▶ **THE EXERCISE**
Copy each line exactly. Drop every picture.

* START DATASET EXTRACT *

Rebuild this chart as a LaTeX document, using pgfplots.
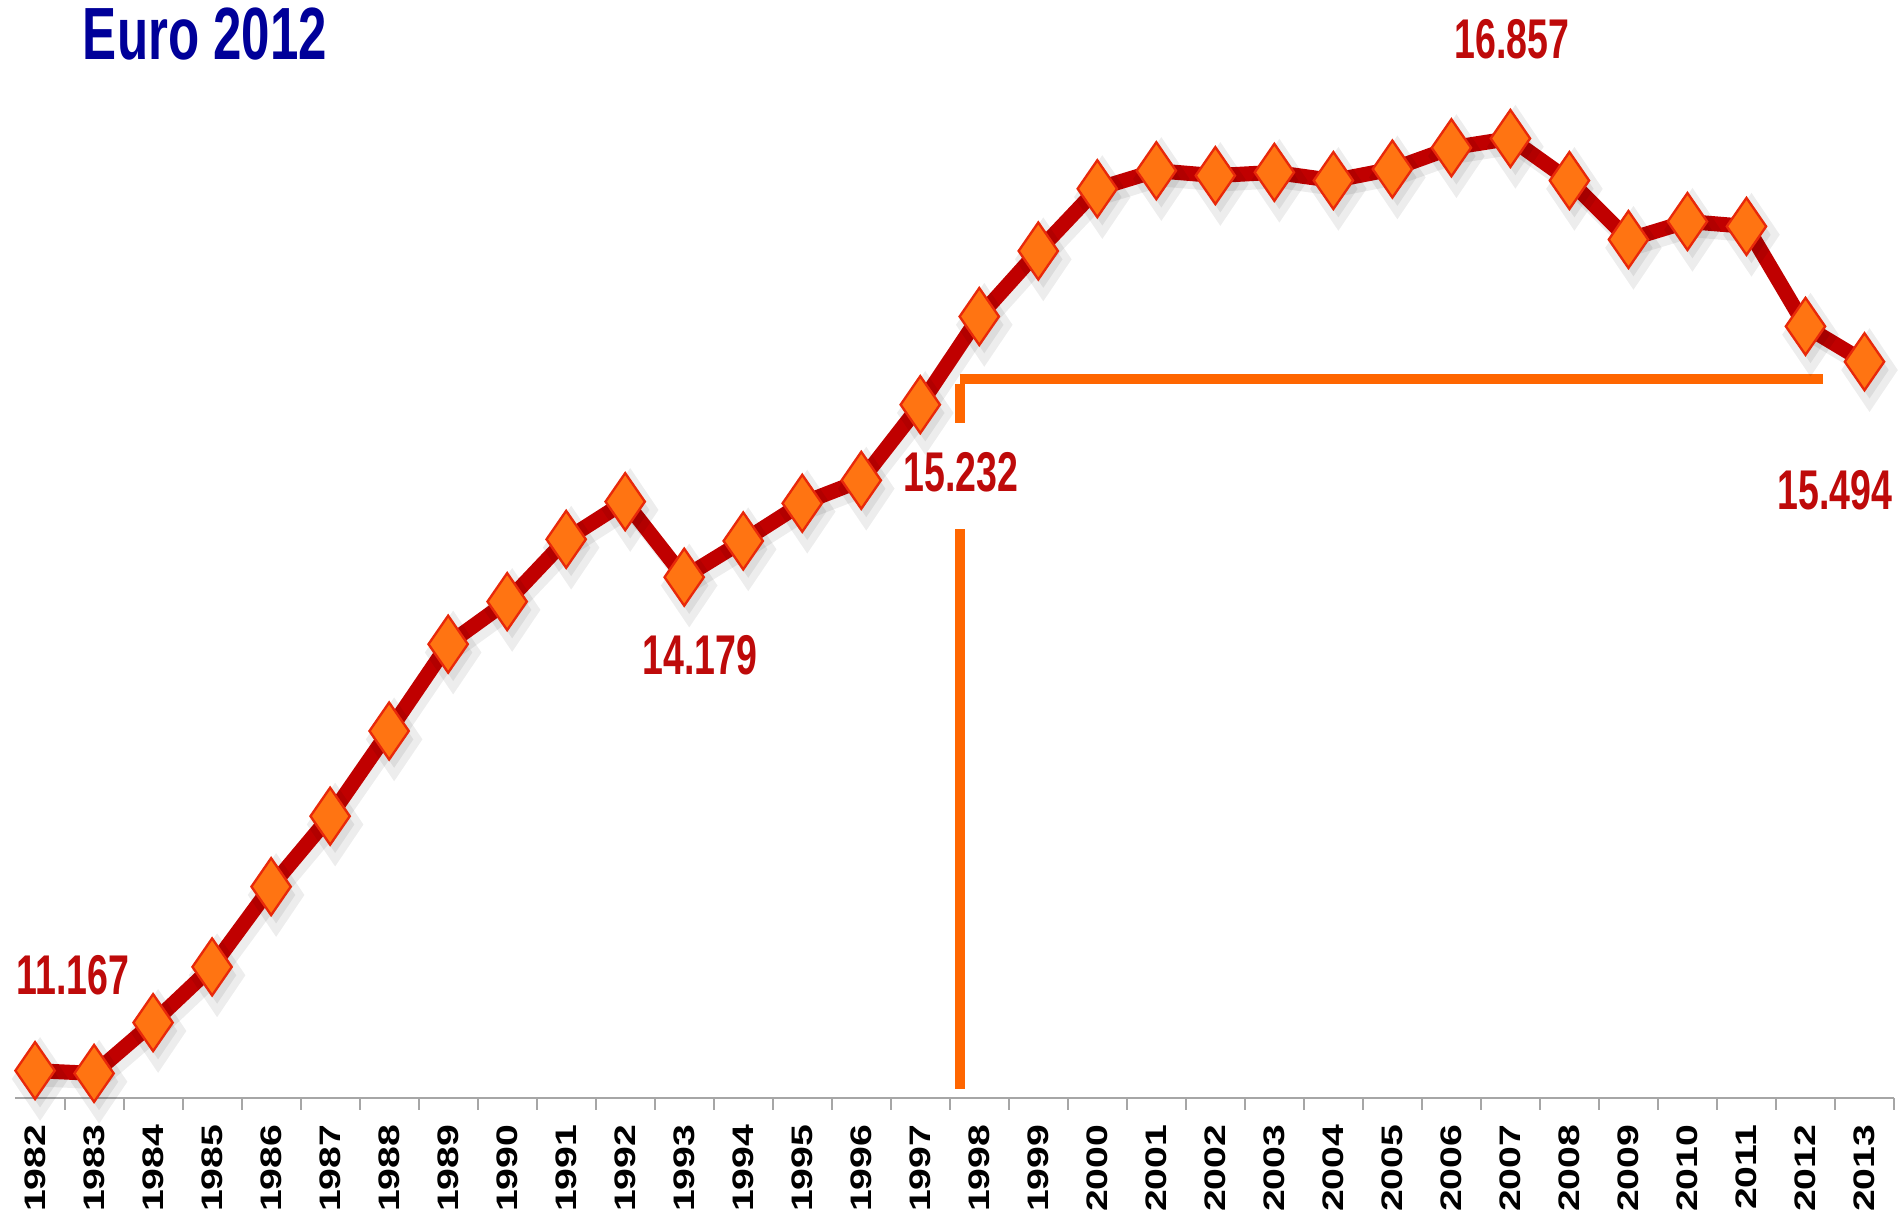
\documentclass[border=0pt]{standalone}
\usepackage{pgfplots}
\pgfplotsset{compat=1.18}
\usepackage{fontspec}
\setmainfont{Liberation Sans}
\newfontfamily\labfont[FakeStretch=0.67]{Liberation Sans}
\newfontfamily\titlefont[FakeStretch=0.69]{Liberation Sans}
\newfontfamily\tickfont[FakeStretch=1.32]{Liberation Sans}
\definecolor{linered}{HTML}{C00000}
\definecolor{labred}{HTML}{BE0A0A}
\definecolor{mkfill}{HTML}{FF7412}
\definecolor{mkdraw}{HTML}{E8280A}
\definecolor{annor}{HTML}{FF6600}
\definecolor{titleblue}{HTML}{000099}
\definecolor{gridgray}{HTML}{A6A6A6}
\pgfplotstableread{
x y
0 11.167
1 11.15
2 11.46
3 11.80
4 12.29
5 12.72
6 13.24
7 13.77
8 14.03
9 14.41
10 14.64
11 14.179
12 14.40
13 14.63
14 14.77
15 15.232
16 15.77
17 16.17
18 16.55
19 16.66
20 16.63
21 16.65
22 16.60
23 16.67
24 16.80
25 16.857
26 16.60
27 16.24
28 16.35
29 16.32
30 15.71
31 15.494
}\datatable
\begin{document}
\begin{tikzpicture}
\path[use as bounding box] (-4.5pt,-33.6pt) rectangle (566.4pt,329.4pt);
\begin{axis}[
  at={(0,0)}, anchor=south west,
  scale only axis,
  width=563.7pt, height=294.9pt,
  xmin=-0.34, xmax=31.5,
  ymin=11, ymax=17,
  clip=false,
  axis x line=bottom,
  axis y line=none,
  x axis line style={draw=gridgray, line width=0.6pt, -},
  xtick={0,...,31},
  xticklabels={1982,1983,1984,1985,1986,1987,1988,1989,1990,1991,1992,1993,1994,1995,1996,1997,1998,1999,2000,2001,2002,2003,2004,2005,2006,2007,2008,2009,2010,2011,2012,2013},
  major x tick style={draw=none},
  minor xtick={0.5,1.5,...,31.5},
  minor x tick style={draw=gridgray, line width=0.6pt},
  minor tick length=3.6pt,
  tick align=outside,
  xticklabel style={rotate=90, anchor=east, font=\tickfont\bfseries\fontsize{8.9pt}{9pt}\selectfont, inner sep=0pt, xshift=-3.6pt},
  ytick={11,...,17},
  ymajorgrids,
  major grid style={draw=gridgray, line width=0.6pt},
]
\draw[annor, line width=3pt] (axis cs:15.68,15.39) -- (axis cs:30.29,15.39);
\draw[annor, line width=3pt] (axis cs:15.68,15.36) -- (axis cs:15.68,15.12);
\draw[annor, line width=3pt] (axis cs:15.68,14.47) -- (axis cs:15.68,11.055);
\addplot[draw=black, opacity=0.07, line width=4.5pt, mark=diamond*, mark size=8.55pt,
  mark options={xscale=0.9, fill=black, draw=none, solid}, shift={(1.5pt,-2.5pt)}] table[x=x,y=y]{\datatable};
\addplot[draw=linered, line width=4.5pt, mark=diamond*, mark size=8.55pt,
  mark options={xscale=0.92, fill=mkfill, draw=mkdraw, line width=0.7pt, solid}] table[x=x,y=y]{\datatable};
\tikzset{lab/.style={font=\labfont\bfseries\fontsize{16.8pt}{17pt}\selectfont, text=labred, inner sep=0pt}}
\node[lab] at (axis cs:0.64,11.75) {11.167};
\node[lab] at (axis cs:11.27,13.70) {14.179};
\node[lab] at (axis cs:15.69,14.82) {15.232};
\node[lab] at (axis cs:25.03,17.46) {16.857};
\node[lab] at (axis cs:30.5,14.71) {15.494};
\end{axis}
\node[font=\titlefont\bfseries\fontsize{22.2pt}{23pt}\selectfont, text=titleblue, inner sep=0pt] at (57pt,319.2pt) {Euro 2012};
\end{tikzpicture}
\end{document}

* END DATASET EXTRACT *

▶ **REPLY**
Rebuild this chart as a LaTeX document, using pgfplots.
\documentclass[border=0pt]{standalone}
\usepackage{pgfplots}
\pgfplotsset{compat=1.18}
\usepackage{fontspec}
\setmainfont{Liberation Sans}
\newfontfamily\labfont[FakeStretch=0.67]{Liberation Sans}
\newfontfamily\titlefont[FakeStretch=0.69]{Liberation Sans}
\newfontfamily\tickfont[FakeStretch=1.32]{Liberation Sans}
\definecolor{linered}{HTML}{C00000}
\definecolor{labred}{HTML}{BE0A0A}
\definecolor{mkfill}{HTML}{FF7412}
\definecolor{mkdraw}{HTML}{E8280A}
\definecolor{annor}{HTML}{FF6600}
\definecolor{titleblue}{HTML}{000099}
\definecolor{gridgray}{HTML}{A6A6A6}
\pgfplotstableread{
x y
0 11.167
1 11.15
2 11.46
3 11.80
4 12.29
5 12.72
6 13.24
7 13.77
8 14.03
9 14.41
10 14.64
11 14.179
12 14.40
13 14.63
14 14.77
15 15.232
16 15.77
17 16.17
18 16.55
19 16.66
20 16.63
21 16.65
22 16.60
23 16.67
24 16.80
25 16.857
26 16.60
27 16.24
28 16.35
29 16.32
30 15.71
31 15.494
}\datatable
\begin{document}
\begin{tikzpicture}
\path[use as bounding box] (-4.5pt,-33.6pt) rectangle (566.4pt,329.4pt);
\begin{axis}[
  at={(0,0)}, anchor=south west,
  scale only axis,
  width=563.7pt, height=294.9pt,
  xmin=-0.34, xmax=31.5,
  ymin=11, ymax=17,
  clip=false,
  axis x line=bottom,
  axis y line=none,
  x axis line style={draw=gridgray, line width=0.6pt, -},
  xtick={0,...,31},
  xticklabels={1982,1983,1984,1985,1986,1987,1988,1989,1990,1991,1992,1993,1994,1995,1996,1997,1998,1999,2000,2001,2002,2003,2004,2005,2006,2007,2008,2009,2010,2011,2012,2013},
  major x tick style={draw=none},
  minor xtick={0.5,1.5,...,31.5},
  minor x tick style={draw=gridgray, line width=0.6pt},
  minor tick length=3.6pt,
  tick align=outside,
  xticklabel style={rotate=90, anchor=east, font=\tickfont\bfseries\fontsize{8.9pt}{9pt}\selectfont, inner sep=0pt, xshift=-3.6pt},
  ytick={11,...,17},
  ymajorgrids,
  major grid style={draw=gridgray, line width=0.6pt},
]
\draw[annor, line width=3pt] (axis cs:15.68,15.39) -- (axis cs:30.29,15.39);
\draw[annor, line width=3pt] (axis cs:15.68,15.36) -- (axis cs:15.68,15.12);
\draw[annor, line width=3pt] (axis cs:15.68,14.47) -- (axis cs:15.68,11.055);
\addplot[draw=black, opacity=0.07, line width=4.5pt, mark=diamond*, mark size=8.55pt,
  mark options={xscale=0.9, fill=black, draw=none, solid}, shift={(1.5pt,-2.5pt)}] table[x=x,y=y]{\datatable};
\addplot[draw=linered, line width=4.5pt, mark=diamond*, mark size=8.55pt,
  mark options={xscale=0.92, fill=mkfill, draw=mkdraw, line width=0.7pt, solid}] table[x=x,y=y]{\datatable};
\tikzset{lab/.style={font=\labfont\bfseries\fontsize{16.8pt}{17pt}\selectfont, text=labred, inner sep=0pt}}
\node[lab] at (axis cs:0.64,11.75) {11.167};
\node[lab] at (axis cs:11.27,13.70) {14.179};
\node[lab] at (axis cs:15.69,14.82) {15.232};
\node[lab] at (axis cs:25.03,17.46) {16.857};
\node[lab] at (axis cs:30.5,14.71) {15.494};
\end{axis}
\node[font=\titlefont\bfseries\fontsize{22.2pt}{23pt}\selectfont, text=titleblue, inner sep=0pt] at (57pt,319.2pt) {Euro 2012};
\end{tikzpicture}
\end{document}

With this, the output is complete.